David Neeleman Casualty or Cashing out?

Posted on 11. May, 2007 by in Featured

David Neelemen appears to be the offered sacrifice for JetBlue’s operational melt downs. Coupled with a laughable “passenger bill of rights” now all is fine at JetBlue, so they spin.
Let’s take a closer look; JetBlue has been a Wall Street darling since the day Sorros funded the start up. Low cost was the mantra, “Legacy Carriers” are doomed, they can’t compete. Just like the “Brick and Mortar” companies are doomed mantra, which now in retrospect looks pretty stupid. JetBlue is having serious problems and while the “Legacy Carriers” have turned the corner in profitability, the former darling of the industry has been left behind.
So what does the sacking of Mr. Neeleman really mean? First a little background; Mr. Neeleman’s history is one of an entrepreneur. He built Morris Air and Open Skies, and then sold them off to competitors. A surface analysis of the move by the Board of Directors to replace Mr. Neeleman with an operationally oriented CEO, would bring most observers to the conclusion that JetBlue’s BOD is in it for the long haul. Is that the case? Or are they cleaning up the mess before a sale.
The Low Cost Carriers (LCC’s) are headed for the same train wreck the Major Network Carriers had post 911. Cost, CASM (cost per available seat mile) means nothing in and of itself. It only matters in relation to Revenue RASM (revenue per available seat mile).
RASM-CASM=Yield, it appears to be that simple. It is not; to start with you have to mix in Load Factor. Here in lies the split rail that the LCC’s are speeding toward. Like the Network Carriers did in the past decade, the LCC’s as an industry have over expanded. This over expansion has diluted load factors.
Historically LCC’s kept their costs down by expansion, covering fixed over head by flying the expensive assets more. High fuel costs and overexpansion has had the duel effect of, 1. Raising costs and 2. Diluting load factors. Mix in fare wars and you will get a train wreck. South West has been able to remain profitable because they had extensive fuel hedges at half the price other carriers were paying. The hedges are running out, they are scrambling to cover the higher CASM by entering high RASM markets like Denver and Philly.
Make no mistake this is a water-shed decision for SW because it moves out side their long established model. They have expanded as far as the market will support under their old model. Now they must chase RASM to cover their increasing CASM to maintain their YIELD. They are hinting strongly the future will be bumpy.
Back to JetBlue and its problems. They too recognized the Load Factor dilution and resulting YIELD crisis and chose a different route, a second fleet to lower costs and try and get into more markets for more of the premium (business traveler) market. Problems arose immediately. First they were the launch customer for a new aircraft that came with a series of technical and operational growing pains. Second, to keep CASM down they decided to pay the crews half what the going pay rate was for a 100 seat aircraft, (approx 78 per flight hour while Air Tran paid approx 140 for the same size aircraft). Obviously the pilots were not impressed and a lot of the good will between management and them was lost. They have raised the rates since, but the damage was done.

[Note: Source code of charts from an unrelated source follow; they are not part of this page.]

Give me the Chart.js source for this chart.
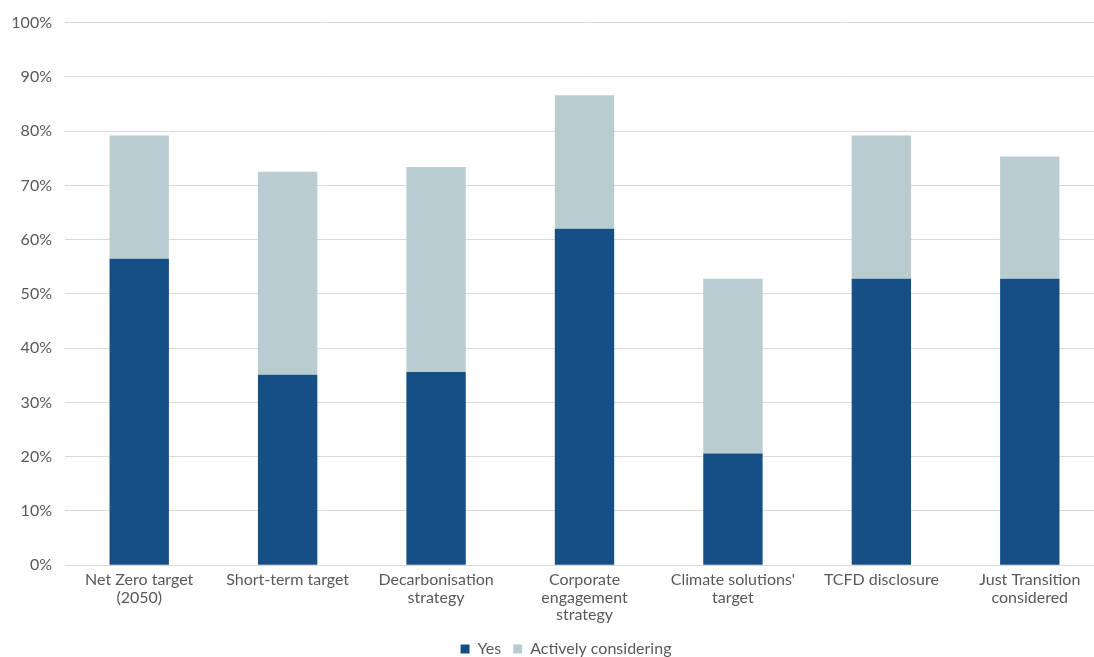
<!DOCTYPE html>
<html>
<head>
<meta charset="utf-8">
<script src="https://cdn.jsdelivr.net/npm/chart.js@4/dist/chart.umd.min.js"></script>
<style>
  html, body { margin: 0; padding: 0; background: #fff; overflow: hidden; }
  #wrap { width: 1104px; height: 667px; }
</style>
</head>
<body>
<div id="wrap"><canvas id="chart1"></canvas></div>
<script>
const categories = [
  ['Net Zero target', '(2050)'],
  'Short-term target',
  ['Decarbonisation', 'strategy'],
  ['Corporate', 'engagement', 'strategy'],
  ["Climate solutions'", 'target'],
  'TCFD disclosure',
  ['Just Transition', 'considered']
];
// share of respondents, in %
const yesValues = [56.5, 35.1, 35.6, 62.0, 20.6, 52.8, 52.8];
const consideringValues = [22.7, 37.4, 37.8, 24.6, 32.2, 26.4, 22.5];
const yTicks = [0, 10, 20, 30, 40, 50, 60, 70, 80, 90, 100];

const fontFamily = 'Lato, "Open Sans", sans-serif';
const textGrey = '#595959';

// nudge the legend a bit to the right of the canvas centre
const legendShift = {
  id: 'legendShift',
  afterLayout(chart) {
    chart.legend.left += 14;
    chart.legend.right += 14;
  }
};

new Chart(document.getElementById('chart1'), {
  type: 'bar',
  data: {
    labels: categories,
    datasets: [{
      label: 'Yes',
      data: yesValues,
      backgroundColor: '#154f85',
      barPercentage: 1,
      categoryPercentage: 0.4
    }, {
      label: 'Actively considering',
      data: consideringValues,
      backgroundColor: '#b9cdd1',
      barPercentage: 1,
      categoryPercentage: 0.4
    }]
  },
  plugins: [legendShift],
  options: {
    responsive: true,
    maintainAspectRatio: false,
    animation: false,
    layout: { padding: { top: 14, right: 0, left: 0, bottom: 0 } },
    plugins: {
      legend: {
        position: 'bottom',
        labels: {
          boxWidth: 9,
          boxHeight: 9,
          padding: 12,
          color: textGrey,
          font: { family: fontFamily, size: 16 }
        }
      },
      tooltip: { enabled: false }
    },
    scales: {
      x: {
        stacked: true,
        grid: { display: false },
        border: { color: '#d9d9d9', width: 1 },
        afterFit: (scale) => { scale.height += 7; },
        ticks: {
          color: textGrey,
          maxRotation: 0,
          autoSkip: false,
          padding: -2,
          font: { family: fontFamily, size: 16, lineHeight: 1.1 }
        }
      },
      y: {
        stacked: true,
        min: 0,
        max: 100,
        afterBuildTicks: (scale) => { scale.ticks = yTicks.map(v => ({ value: v })); },
        afterFit: (scale) => { scale.width = 65; },
        grid: { color: '#d9d9d9', lineWidth: 1, drawTicks: false },
        border: { display: false },
        ticks: {
          color: textGrey,
          padding: 13,
          font: { family: fontFamily, size: 16 },
          callback: (v) => v + '%'
        }
      }
    }
  }
});
</script>
</body>
</html>
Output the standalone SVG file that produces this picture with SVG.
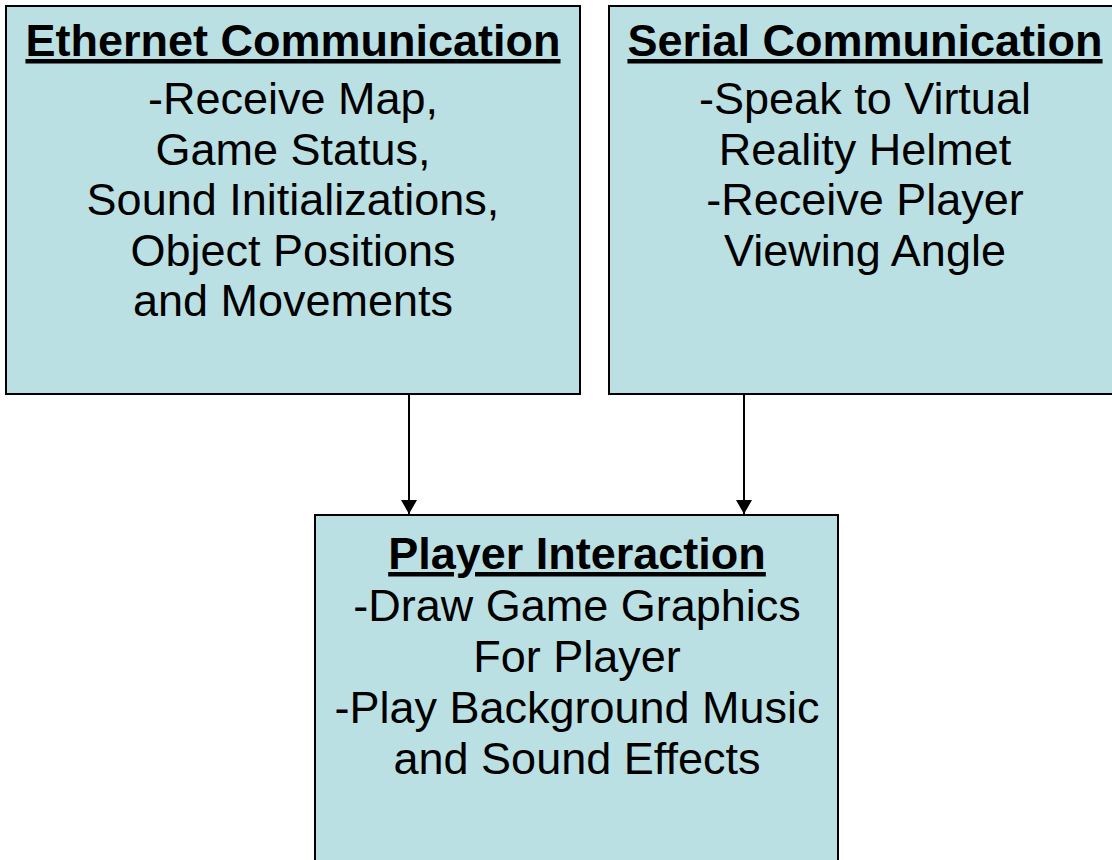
<svg xmlns="http://www.w3.org/2000/svg" width="1112" height="860" viewBox="0 0 1112 860">
  <style>
    .box { fill: #BBE0E3; stroke: #000; stroke-width: 2; }
    .head { font-family: "Liberation Sans", Arial, sans-serif; font-size: 45px; font-weight: bold; text-anchor: middle; text-decoration: underline; fill: #000; }
    .body { font-family: "Liberation Sans", Arial, sans-serif; font-size: 45px; text-anchor: middle; fill: #000; }
    .link { stroke: #000; stroke-width: 2; fill: none; }
  </style>
  <defs>
    <marker id="arrow" viewBox="0 0 14 16" refX="14" refY="8" markerWidth="14" markerHeight="16" markerUnits="userSpaceOnUse" orient="auto">
      <path d="M0,0 L14,8 L0,16 Z" fill="#000"/>
    </marker>
  </defs>

  <rect width="1112" height="860" fill="#fff"/>

  <g id="connectors">
    <line class="link" x1="409" y1="395" x2="409" y2="514" marker-end="url(#arrow)"/>
    <line class="link" x1="744" y1="395" x2="744" y2="514" marker-end="url(#arrow)"/>
  </g>

  <g id="ethernet">
    <rect class="box" x="6" y="6" width="574" height="388"/>
    <text class="head" x="293" y="56">Ethernet Communication</text>
    <text class="body" x="293" y="114">-Receive Map,</text>
    <text class="body" x="293" y="165">Game Status,</text>
    <text class="body" x="293" y="215">Sound Initializations,</text>
    <text class="body" x="293" y="266">Object Positions</text>
    <text class="body" x="293" y="316">and Movements</text>
  </g>

  <g id="serial">
    <rect class="box" x="609" y="6" width="512" height="388"/>
    <text class="head" x="865" y="56">Serial Communication</text>
    <text class="body" x="865" y="114">-Speak to Virtual</text>
    <text class="body" x="865" y="165">Reality Helmet</text>
    <text class="body" x="865" y="215">-Receive Player</text>
    <text class="body" x="865" y="266">Viewing Angle</text>
  </g>

  <g id="player">
    <rect class="box" x="315" y="515" width="523" height="360"/>
    <text class="head" x="577" y="569">Player Interaction</text>
    <text class="body" x="577" y="621">-Draw Game Graphics</text>
    <text class="body" x="577" y="672">For Player</text>
    <text class="body" x="577" y="723">-Play Background Music</text>
    <text class="body" x="577" y="774">and Sound Effects</text>
  </g>
</svg>
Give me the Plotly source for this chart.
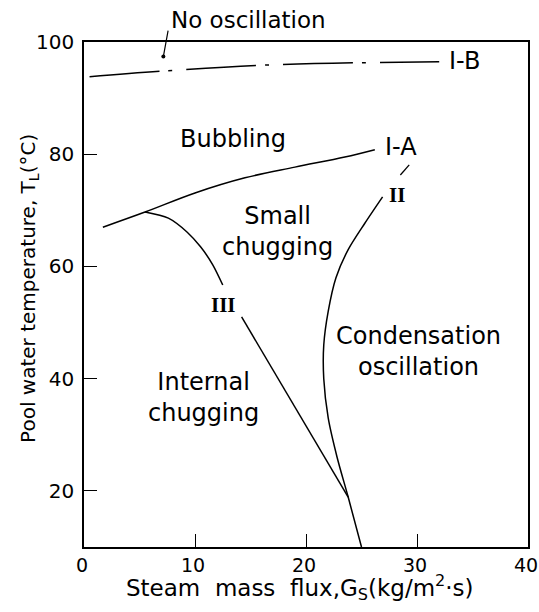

Their hyper lean manning model, more than anything else, lead to the operational melt downs on St. Valentines Day and St. Patrick’s Day. Certainly a disillusioned and angry pilot group didn’t help. So the true conundrum they find themselves in operationally, is they have to raise their reserve pilot numbers and thus CASM or expect more melt downs in the future. All the “passenger rights” and corporate officer shuffling won’t change that. So watch for what happens, my money is on a “paint and sell” strategy. The network carriers are gaining strength and free capitol. They are supported by an international network and looking for pay back!